When the Syrian revolution began in 2011, most residents of Al-Zahraa neighbourhood in Homs sided with the regime, many even joining the National Defence Forces (NDF), a pro-government militia. The NDF subsequently made Al-Zahraa into a base for attacks on surrounding pro-opposition neighbourhoods such as Al-Bayadeh and Karam Al-Zeitoun, and harassed residents of Al-Zahraa, seizing many displaced people’s homes.
Situated in the eastern part of Homs, Al-Zahraa is an informal settlement which was built in the 1970s on agricultural land not meant for construction. A sizable minority of Sunni Bedouin clans historically from the area live in the neighbourhood, alongside an Alawite majority originally hailing from rural parts of the Homs governorate. Most Alawite residents of Al-Zahraa are low-income employees and workers in state institutions, as well as the security and military services.
The neighbourhood saw a blossoming leftist movement in the 1980s. It served as a hiding spot for members of the League of Communist Action (LCA) who were wanted by the security authorities. The LCA is a communist anti-regime movement active in the 1980s, whose members were primarily members of religious minorities, university students and members of the armed forces.

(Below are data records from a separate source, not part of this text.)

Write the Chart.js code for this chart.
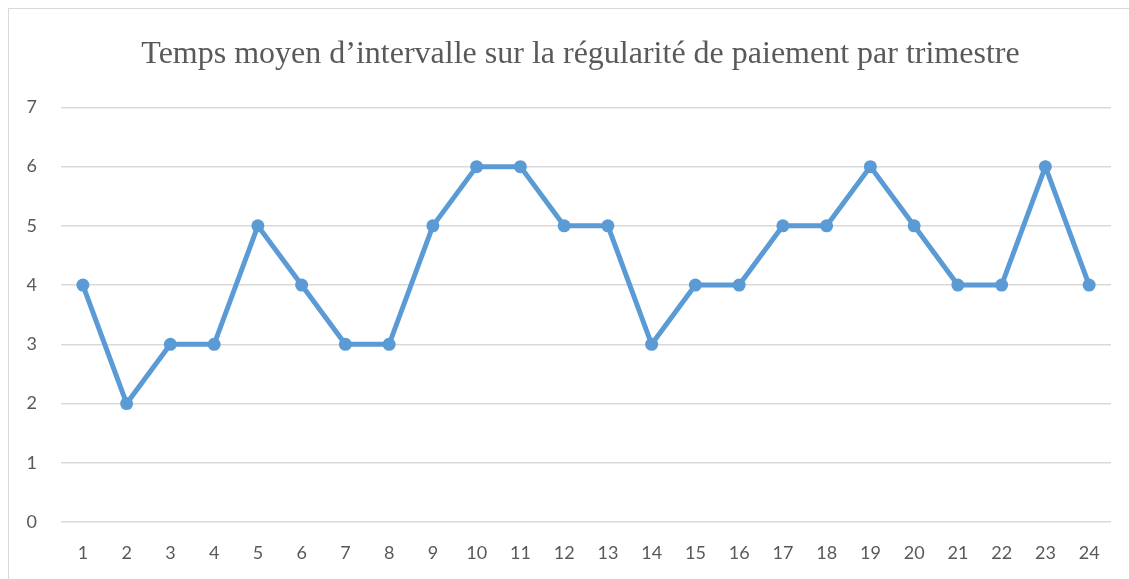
<!DOCTYPE html>
<html>
<head>
<meta charset="utf-8">
<script src="https://cdn.jsdelivr.net/npm/chart.js@4.4.0/dist/chart.umd.min.js"></script>
<style>
  html, body { margin: 0; padding: 0; background: #ffffff; }
  #wrap { position: relative; width: 1129px; height: 579px; overflow: hidden; }
  #frame { position: absolute; left: 8px; top: 8px; width: 1200px; height: 700px;
           border-left: 1px solid #d9d9d9; border-top: 1px solid #d9d9d9; }
  #myChart { position: absolute; left: 0; top: 0; }
</style>
</head>
<body>
<div id="wrap">
  <div id="frame"></div>
  <canvas id="myChart" width="1129" height="579"></canvas>
</div>
<script>
// categories (trimestres)
const quarters = ["1","2","3","4","5","6","7","8","9","10","11","12",
                  "13","14","15","16","17","18","19","20","21","22","23","24"];
// temps moyen d'intervalle
const intervalValues = [4,2,3,3,5,4,3,3,5,6,6,5,5,3,4,4,5,5,6,5,4,4,6,4];
const chartTitle = "Temps moyen d\u2019intervalle sur la régularité de paiement par trimestre";

const ctx = document.getElementById("myChart");

// shift the title box so it is centred like the original
const titleShift = {
  id: "titleShift",
  afterLayout: (chart) => {
    if (chart.titleBlock) {
      chart.titleBlock.left = 50;
    }
  },
};

const myChartView = new Chart(ctx, {
  type: "line",
  data: {
    labels: quarters,
    datasets: [
      {
        label: "Temps moyen",
        data: intervalValues,
        borderColor: "#5b9bd5",
        backgroundColor: "#5b9bd5",
        borderWidth: 5,
        pointRadius: 6.5,
        pointHoverRadius: 6.5,
        pointBorderWidth: 0,
        tension: 0,
      },
    ],
  },
  options: {
    responsive: false,
    animation: false,
    layout: { padding: { left: 0, right: 18, top: 0, bottom: 0 } },
    plugins: {
      legend: { display: false },
      tooltip: { enabled: false },
      title: {
        display: true,
        text: chartTitle,
        color: "#595959",
        font: { family: "'Liberation Serif', 'Times New Roman', serif", size: 32, weight: "normal" },
        padding: { top: 35, bottom: 34 },
      },
    },
    scales: {
      x: {
        offset: true,
        grid: { display: false, drawTicks: false },
        border: { display: false },
        ticks: {
          color: "#595959",
          font: { family: "Lato, 'Open Sans', sans-serif", size: 18 },
          padding: 20,
          maxRotation: 0,
        },
        afterFit: (scale) => { scale.height = 57; },
      },
      y: {
        min: 0,
        max: 7,
        grid: { color: "#d9d9d9", lineWidth: 1.5, drawTicks: false },
        border: { display: false },
        ticks: {
          stepSize: 1,
          color: "#595959",
          font: { family: "Lato, 'Open Sans', sans-serif", size: 18 },
          padding: 24,
        },
        afterFit: (scale) => { scale.width = 61; },
      },
    },
  },
  plugins: [titleShift],
});
</script>
</body>
</html>
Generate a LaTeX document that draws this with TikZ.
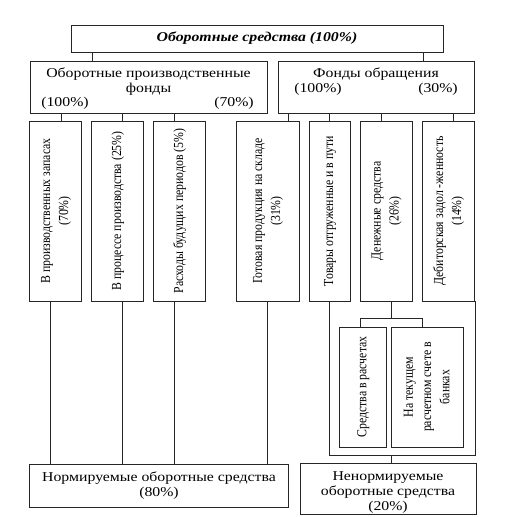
\documentclass[tikz,border=0pt]{standalone}
\usepackage{fontspec}
\usepackage{graphicx}
\setmainfont{Liberation Serif}
\newcommand{\hlab}[1]{\scalebox{1.17}[1]{\begin{tabular}{@{}c@{}}#1\end{tabular}}}
\newcommand{\vlab}[1]{\rotatebox{90}{\scalebox{1}[1.17]{\begin{tabular}{@{}c@{}}#1\end{tabular}}}}
\begin{document}
\begin{tikzpicture}[x=1pt,y=-1pt,line width=0.8pt,
  box/.style={draw=black!85, inner sep=0pt},
  txt/.style={inner sep=0pt, font=\fontsize{13.5}{15}\selectfont},
  vtxt/.style={inner sep=0pt, font=\fontsize{11.8}{15.5}\selectfont},
  conn/.style={draw=black!85, line width=0.8pt}]
\useasboundingbox (0,0) rectangle (505,517);
% top
\node[box, minimum width=372pt, minimum height=27pt, font=\bfseries\itshape\fontsize{13.5}{15}\selectfont] (T) at (257,38.5) {\hlab{Оборотные средства (100\%)}};
% second level
\node[box, minimum width=237pt, minimum height=52pt] (L) at (148.5,87) {};
\node[box, minimum width=196pt, minimum height=52pt] (R) at (376,87) {};
\node[txt] (Lt) at (148.5,81.5) {\hlab{Оборотные производственные\\фонды}};
\node[txt] (Lp1) at (65,103) {\hlab{(100\%)}};
\node[txt] (Lp2) at (234,103) {\hlab{(70\%)}};
\node[txt] (Rt) at (376,74) {\hlab{Фонды обращения}};
\node[txt] (Rp1) at (318,89) {\hlab{(100\%)}};
\node[txt] (Rp2) at (438,89) {\hlab{(30\%)}};
% vertical boxes
\node[box, vtxt, minimum width=52pt, minimum height=180pt] (B1) at (55.5,211) {\vlab{В производственных запасах\\(70\%)}};
\node[box, vtxt, minimum width=52pt, minimum height=180pt] (B2) at (117.5,211) {\vlab{В процессе производства (25\%)}};
\node[box, vtxt, minimum width=52pt, minimum height=180pt] (B3) at (179.5,211) {\vlab{Расходы будущих периодов (5\%)}};
\node[box, vtxt, minimum width=63pt, minimum height=180pt] (B4) at (267.5,211) {\vlab{Готовая продукция на складе\\(31\%)}};
\node[box, vtxt, minimum width=41pt, minimum height=180pt] (B5) at (329.5,211) {\vlab{Товары отгруженные и в пути}};
\node[box, vtxt, minimum width=52pt, minimum height=180pt] (B6) at (386,211) {\vlab{Денежные средства\\(26\%)}};
\node[box, vtxt, minimum width=52pt, minimum height=180pt] (B7) at (448.5,211) {\vlab{Дебиторская задол -женность\\(14\%)}};
% small boxes
\node[box, vtxt, minimum width=46.5pt, minimum height=120pt] (Sa) at (362.75,387) {\vlab{Средства в расчетах}};
\node[box, vtxt, minimum width=72pt, minimum height=120pt] (Sb) at (427.5,387) {\vlab{На текущем\\расчетном счете в\\банках}};
% bottom
\node[box, txt, minimum width=259pt, minimum height=43pt] (N) at (159,485.5) {\hlab{Нормируемые оборотные средства\\(80\%)}};
\node[box, minimum width=176pt, minimum height=51pt] (NN) at (388,488.5) {};
\node[txt] (NNt) at (388,492) {\hlab{Ненормируемые\\оборотные средства\\(20\%)}};
% x positions of connectors
\coordinate (xa) at (92,0);
\coordinate (xb) at (423,0);
\coordinate (x1) at (61,0);
\coordinate (x2) at (122.7,0);
\coordinate (x3) at (174.3,0);
\coordinate (x4) at (288.7,0);
\coordinate (x5) at (329.3,0);
\coordinate (x6) at (381,0);
\coordinate (x7) at (453.3,0);
\coordinate (y1) at (50,0);
\coordinate (K) at (391.7,318.3);
\coordinate (Ka) at (360.7,318.3);
\coordinate (Kb) at (422.7,318.3);
\coordinate (J) at (391.7,455.7);
% connectors
\path[conn] (T.south -| xa) -- (L.north -| xa);
\path[conn] (T.south -| xb) -- (R.north -| xb);
\path[conn] (L.south -| x1) -- (B1.north -| x1);
\path[conn] (L.south -| x2) -- (B2.north -| x2);
\path[conn] (L.south -| x3) -- (B3.north -| x3);
\path[conn] (R.south -| x4) -- (B4.north -| x4);
\path[conn] (R.south -| x5) -- (B5.north -| x5);
\path[conn] (R.south -| x6) -- (B6.north -| x6);
\path[conn] (R.south -| x7) -- (B7.north -| x7);
\path[conn] (B1.south -| y1) -- (N.north -| y1);
\path[conn] (B2.south -| x2) -- (N.north -| x2);
\path[conn] (B3.south -| x3) -- (N.north -| x3);
\path[conn] (B4.south) -- (N.north -| B4.south);
\path[conn] (B6.south -| K) -- (K);
\path[conn] (Sa.north -| Ka) -- (Ka) -- (Kb) -- (Sb.north -| Kb);
\path[conn] (B5.south) -- (B5.south |- J) -- (B7.south east |- J) -- (B7.south east);
\path[conn] (J) -- (NN.north -| J);
\end{tikzpicture}
\end{document}
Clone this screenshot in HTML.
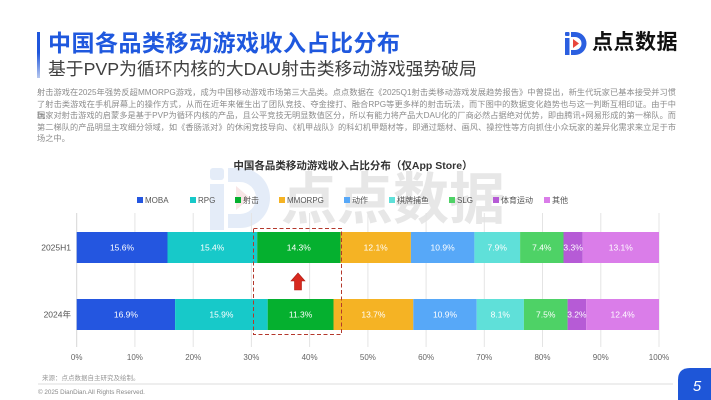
<!DOCTYPE html>
<html><head><meta charset="utf-8">
<style>
html,body{margin:0;padding:0;background:#fff;}
body{width:711px;height:400px;position:relative;overflow:hidden;font-family:"Liberation Sans","Noto Sans CJK SC",sans-serif;}
.abs{position:absolute;}
#bar{left:37px;top:32px;width:3px;height:46px;background:linear-gradient(#1f56dc,#1f56dc 45%,#b8c8ee);}
#title{left:48px;top:30px;font-size:23px;line-height:26px;font-weight:bold;color:#1f58de;letter-spacing:0.5px;white-space:nowrap;}
#sub{left:48px;top:58px;font-size:17.8px;line-height:22px;color:#3f3f3f;white-space:nowrap;}
.p{left:37px;width:639px;font-size:8.2px;line-height:11px;color:#8c8c8c;text-align:justify;text-align-last:justify;height:11px;overflow:visible;}
#logo{left:592px;top:30px;font-size:21px;line-height:26px;font-weight:bold;color:#111;white-space:nowrap;letter-spacing:0.5px;}
</style></head>
<body>
<svg class="abs" style="left:0;top:0" width="711" height="400" viewBox="0 0 711 400" font-family="Liberation Sans, Noto Sans CJK SC, sans-serif">
  <!-- watermark -->
  <g opacity="1">
    <rect x="210" y="168" width="14" height="12" rx="3" fill="#e4ecf8"/>
    <rect x="210" y="184" width="14" height="46" fill="#e4ecf8"/>
    <path d="M228 168 h12 a30 30 0 0 1 0 60 h-12 v-14 h12 a16 16 0 0 0 0 -32 h-12z" fill="#e4ecf8"/>
    <path d="M236 186 l14 12 l-14 12z" fill="#f8e6e6"/>
    <text x="281" y="219" font-size="56" font-weight="bold" fill="#e7e7e7" font-family="Liberation Sans, Noto Sans CJK SC, sans-serif">点点数据</text>
  </g>
  <!-- chart title -->
  <text x="353" y="169" text-anchor="middle" font-size="10.5" font-weight="bold" fill="#333">中国各品类移动游戏收入占比分布（仅App Store）</text>
  <!-- legend -->
  <g font-size="8" fill="#555">
    <rect x="137" y="197" width="6" height="6" fill="#2456e0"/><text x="145" y="203">MOBA</text>
    <rect x="190" y="197" width="6" height="6" fill="#17c9c9"/><text x="198" y="203">RPG</text>
    <rect x="235" y="197" width="6" height="6" fill="#05b02f"/><text x="243" y="203">射击</text>
    <rect x="279" y="197" width="6" height="6" fill="#f5b324"/><text x="287" y="203">MMORPG</text>
    <rect x="344" y="197" width="6" height="6" fill="#57a8f8"/><text x="352" y="203">动作</text>
    <rect x="389" y="197" width="6" height="6" fill="#5fe0d9"/><text x="397" y="203">棋牌捕鱼</text>
    <rect x="449" y="197" width="6" height="6" fill="#4ed266"/><text x="457" y="203">SLG</text>
    <rect x="493" y="197" width="6" height="6" fill="#b65bd6"/><text x="501" y="203">体育运动</text>
    <rect x="544" y="197" width="6" height="6" fill="#da7de9"/><text x="552" y="203">其他</text>
  </g>
  <!-- gridlines -->
  <g stroke="#e4e4e4" stroke-width="1">
    <line x1="76.7" y1="213" x2="76.7" y2="347" stroke="#d6d6d6"/>
    <line x1="134.9" y1="213" x2="134.9" y2="347"/>
    <line x1="193.2" y1="213" x2="193.2" y2="347"/>
    <line x1="251.4" y1="213" x2="251.4" y2="347"/>
    <line x1="309.6" y1="213" x2="309.6" y2="347"/>
    <line x1="367.9" y1="213" x2="367.9" y2="347"/>
    <line x1="426.1" y1="213" x2="426.1" y2="347"/>
    <line x1="484.3" y1="213" x2="484.3" y2="347"/>
    <line x1="542.5" y1="213" x2="542.5" y2="347"/>
    <line x1="600.8" y1="213" x2="600.8" y2="347"/>
    <line x1="659" y1="213" x2="659" y2="347"/>
  </g>
  <!-- bars 2025H1 -->
  <g>
    <rect x="76.7" y="232" width="90.8" height="31" fill="#2456e0"/>
    <rect x="167.5" y="232" width="89.7" height="31" fill="#17c9c9"/>
    <rect x="257.2" y="232" width="83.3" height="31" fill="#05b02f"/>
    <rect x="340.5" y="232" width="70.4" height="31" fill="#f5b324"/>
    <rect x="410.9" y="232" width="63.5" height="31" fill="#57a8f8"/>
    <rect x="474.4" y="232" width="45.7" height="31" fill="#5fe0d9"/>
    <rect x="520.1" y="232" width="43.4" height="31" fill="#4ed266"/>
    <rect x="563.5" y="232" width="19.2" height="31" fill="#b65bd6"/>
    <rect x="582.7" y="232" width="76.3" height="31" fill="#da7de9"/>
  </g>
  <g>
    <rect x="76.7" y="299" width="98.4" height="31" fill="#2456e0"/>
    <rect x="175.1" y="299" width="92.6" height="31" fill="#17c9c9"/>
    <rect x="267.7" y="299" width="65.8" height="31" fill="#05b02f"/>
    <rect x="333.5" y="299" width="79.8" height="31" fill="#f5b324"/>
    <rect x="413.3" y="299" width="63.4" height="31" fill="#57a8f8"/>
    <rect x="476.7" y="299" width="47.2" height="31" fill="#5fe0d9"/>
    <rect x="523.9" y="299" width="43.7" height="31" fill="#4ed266"/>
    <rect x="567.6" y="299" width="18.6" height="31" fill="#b65bd6"/>
    <rect x="586.2" y="299" width="72.8" height="31" fill="#da7de9"/>
  </g>
  <!-- bar labels -->
  <g font-size="8.5" fill="#fff" text-anchor="middle">
    <text x="122" y="250.5">15.6%</text>
    <text x="212.3" y="250.5">15.4%</text>
    <text x="298.8" y="250.5">14.3%</text>
    <text x="375.7" y="250.5">12.1%</text>
    <text x="442.6" y="250.5">10.9%</text>
    <text x="497.2" y="250.5">7.9%</text>
    <text x="541.8" y="250.5">7.4%</text>
    <text x="573.1" y="250.5">3.3%</text>
    <text x="620.8" y="250.5">13.1%</text>
    <text x="125.9" y="317.5">16.9%</text>
    <text x="221.4" y="317.5">15.9%</text>
    <text x="300.6" y="317.5">11.3%</text>
    <text x="373.4" y="317.5">13.7%</text>
    <text x="445" y="317.5">10.9%</text>
    <text x="500.3" y="317.5">8.1%</text>
    <text x="545.7" y="317.5">7.5%</text>
    <text x="576.9" y="317.5">3.2%</text>
    <text x="622.6" y="317.5">12.4%</text>
  </g>
  <!-- y labels -->
  <g font-size="8.5" fill="#555" text-anchor="end">
    <text x="71" y="250.5">2025H1</text>
    <text x="71" y="317.5">2024年</text>
  </g>
  <!-- x ticks -->
  <g font-size="8" fill="#666" text-anchor="middle">
    <text x="76.7" y="360">0%</text>
    <text x="134.9" y="360">10%</text>
    <text x="193.2" y="360">20%</text>
    <text x="251.4" y="360">30%</text>
    <text x="309.6" y="360">40%</text>
    <text x="367.9" y="360">50%</text>
    <text x="426.1" y="360">60%</text>
    <text x="484.3" y="360">70%</text>
    <text x="542.5" y="360">80%</text>
    <text x="600.8" y="360">90%</text>
    <text x="659" y="360">100%</text>
  </g>
  <!-- dashed box -->
  <rect x="253.5" y="228.5" width="88" height="106" fill="none" stroke="#b4382c" stroke-width="1" stroke-dasharray="4,2.5"/>
  <!-- arrow -->
  <path d="M298 273 L305 281 L301.5 281 L301.5 290 L294.5 290 L294.5 281 L291 281 Z" fill="#d8291e" stroke="#b01a12" stroke-width="0.6"/>
  <!-- source -->
  <text x="42" y="380" font-size="6.5" fill="#999">来源：点点数据自主研究及绘制。</text>
  <rect x="38" y="383" width="635" height="2" fill="#eeeeee"/>
  <text x="38" y="394" font-size="6.3" fill="#888">© 2025 DianDian.All Rights Reserved.</text>
  <!-- page number -->
  <path d="M678 400 V380 Q678 368 690 368 H711 V400 Z" fill="#1e56d8"/>
  <text x="697" y="391" font-size="15" fill="#fff" font-style="italic" text-anchor="middle">5</text>
  <!-- logo icon -->
  <rect x="565" y="32" width="4.5" height="4" rx="1" fill="#2b5fe0"/>
  <rect x="565" y="38" width="4.5" height="17" fill="#2b5fe0"/>
  <path d="M571 32 h4 a11.5 11.5 0 0 1 0 23 h-4 v-5 h4 a6.5 6.5 0 0 0 0 -13 h-4z" fill="#2b5fe0"/>
  <path d="M573 39 l6 4.5 l-6 4.5z" fill="#e8463c"/>
</svg>
<div id="bar" class="abs"></div>
<div id="title" class="abs">中国各品类移动游戏收入占比分布</div>
<div id="sub" class="abs">基于PVP为循环内核的大DAU射击类移动游戏强势破局</div>
<div id="logo" class="abs">点点数据</div>
<div class="abs p" style="top:87px">射击游戏在2025年强势反超MMORPG游戏，成为中国移动游戏市场第三大品类。点点数据在《2025Q1射击类移动游戏发展趋势报告》中曾提出，新生代玩家已基本接受并习惯</div>
<div class="abs p" style="top:98.5px">了射击类游戏在手机屏幕上的操作方式，从而在近年来催生出了团队竞技、夺金搜打、融合RPG等更多样的射击玩法，而下图中的数据变化趋势也与这一判断互相印证。由于中国</div>
<div class="abs p" style="top:110px">玩家对射击游戏的启蒙多是基于PVP为循环内核的产品，且公平竞技无明显数值区分，所以有能力将产品大DAU化的厂商必然占据绝对优势，即由腾讯+网易形成的第一梯队。而</div>
<div class="abs p" style="top:121.5px">第二梯队的产品明显主攻细分领域，如《香肠派对》的休闲竞技导向、《机甲战队》的科幻机甲题材等，即通过题材、画风、操控性等方向抓住小众玩家的差异化需求来立足于市</div>
<div class="abs p" style="top:132.5px;text-align-last:left">场之中。</div>
</body></html>
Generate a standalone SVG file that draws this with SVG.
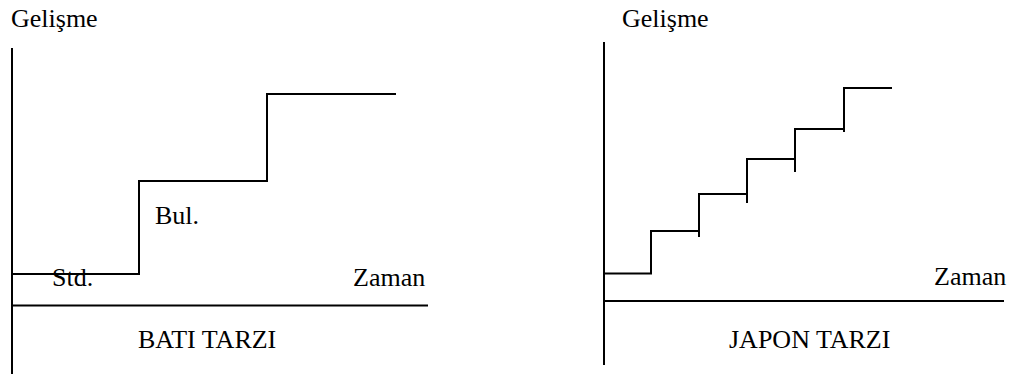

Many members were subject to reprisals by the security services, torture and years of imprisonment.
Like most informal settlements in Syria, Al-Zahraa suffered from poor government services such as electricity, water, sewage, municipal services and healthcare. That began to change in 2011 as construction work picked up, spurred by NDF members who had become wealthy by looting the surrounding neighbourhoods. The government started to pay more attention to Al-Zahraa in response to the loyalty presented by its residents. Roads were paved, and transportation became better organised.
In December 2012, four Alawite female nurses were murdered, and their bodies were thrown in Al-Zahraa’s main public square. The NDF massacred 40 Sunni residents in retaliation. Remaining Sunni residents, as well as pro-opposition Alawite residents, subsequently fled the neighbourhood. The NDF was then able to extort the empty homes. Property extortion is the seizure of someone else’s property without their consent or legal basis for ownership or legitimate reason.
Souad, who comes from a Sunni family, lived at home with her mother when the revolution broke out. Their house was unlicensed and constructed by her father several decades previously. Though Souad’s father was already deceased at the time, he had been a volunteer in the Syrian army and old friends and colleagues surrounded their home from his army days. Fearing sectarian violence, Souad and her mother fled the house during the war. The NDF soon seized it. In 2015, she turned to the police for help recovering the home but later preferred to sell it at a lower price and live elsewhere.
Such harassment did not only target Sunni residents of the neighbourhood, but also Alawites who opposed the regime. Saeed, an Alawite man in his 40s, left his home in Al-Zahraa due to a dispute with NDF members after the 2012 massacre. Because of Saeed’s stance against revenge killings, people threw stones at his house. Fearing things could worsen, he left his home and rented a house in a nearby neighbourhood. Shortly afterward, the NDF allowed the family of one of its fallen fighters to reside in Saeed’s house.
Saeed managed to visit his house several times after the fighting ended in 2014 and asked the family living there to leave, to no avail, he told The Syria Report. It was only after he filed a complaint to the police, complete with documents proving his ownership of the house, that he could get it back. Because there are no proper title deeds for houses in informal settlements, ownership documents usually include notarised purchase contracts for agricultural land or shares and any available electricity, water and phone bills.
The property violations have even affected members of the NDF. Ali, who came from a Bedouin clan in Al-Zahraa, was affiliated with the NDF but was killed in a personal dispute with other Bedouin residents in 2013. His family received threats after the incident, telling them to leave the neighbourhood. They did so, moving to another part of Homs, and another NDF-affiliated family settled in their empty house.
In at least one case, an NDF officer on duty was also targeted. In 2014, security forces carried out a series of arrests on NDF members in Al-Zahraa, on numerous charges, including drug trafficking, theft, gang membership and kidnapping for ransom. The family of one of those arrested turned to an Alawite officer from Al-Zahraa to mediate for their son’s release. Because the officer refused to mediate, he was subject to intimidation tactics, including a bomb thrown at his home. In the end, he decided to flee the neighbourhood.